A: Because no other instrument sounds as great as a trumpet when it’s played well. No other instrument can cut through an ensemble the way a trumpet can (with the possible exception of the piccolo), and no other instrument and command and lead an ensemble the way a trumpet can. Every day when you play your first notes and think to yourself, “I must be crazy to play this thing,” you keep at it because it’s such a huge challenge and on those occasional “good days” when you don’t totally suck you feel an enormous sense of accomplishment. (Note: bass trumpet is much easier to play than trumpet. In fact, pretty much any instrument is easier to play than trumpet.)
JBN.S: – Thank you for answers and for cooperation with us …
JBN.S: – So putting that all together, how are you able to harness that now?

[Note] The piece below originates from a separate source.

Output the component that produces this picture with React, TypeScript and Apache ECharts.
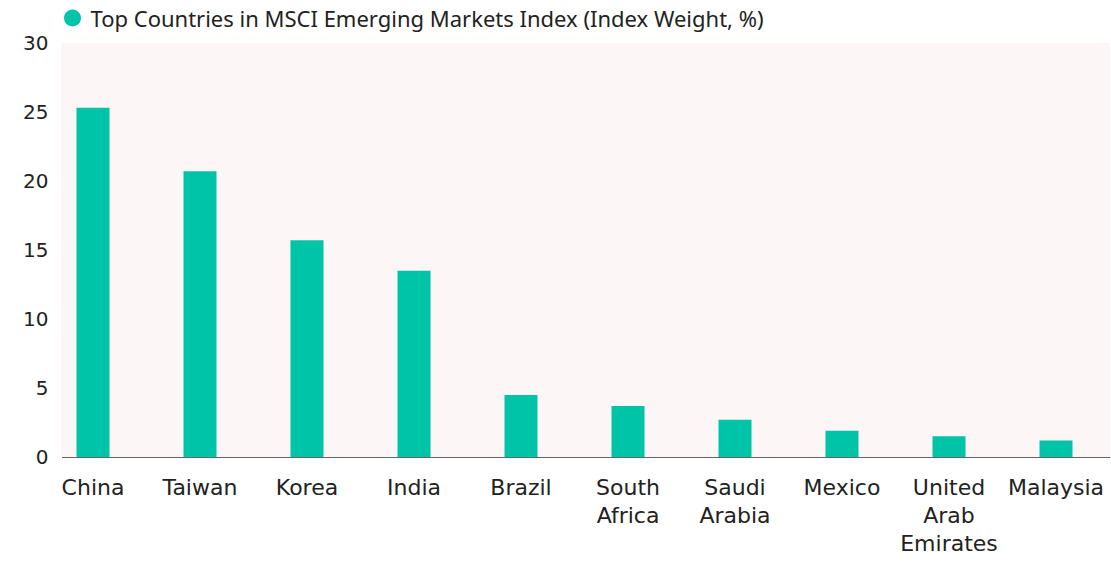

RW: – I’m not exactly sure what you just asked, so I’ll write myself a little summary. To me, music needs to feel good. When it feels good, it usually sounds good. When it sounds good it makes me smile. When it sounds great it makes me laugh out loud. When it sounds really great it moves me to tears, usually what my wife calls “happy tears.” I can’t think of any other force on this earth that has the power to unlock memories and emotions the way music can. Twelve notes per octave combined with rhythms, rests, dynamics, chords, articulations, inflections and countless other ingredients adds up to infinite possibilities forever. God made every man’s fingerprints different. Man can create an infinite number of musical works until the end of time. Composers have been cooking up melodies and harmonies for centuries and the surface of the possibilities has barely been scratched. I’m fortunate to get the chance to write music and have people actually listen to it because they want to, not because I’m imposing it on them. How hip is that? I live in a free country where I can do what I love and if other people like what I do, it’s okay. And if people hate what I do, that’s okay, too! Uh oh, I think they’re coming after me with a harness. Thanks, Simon!!!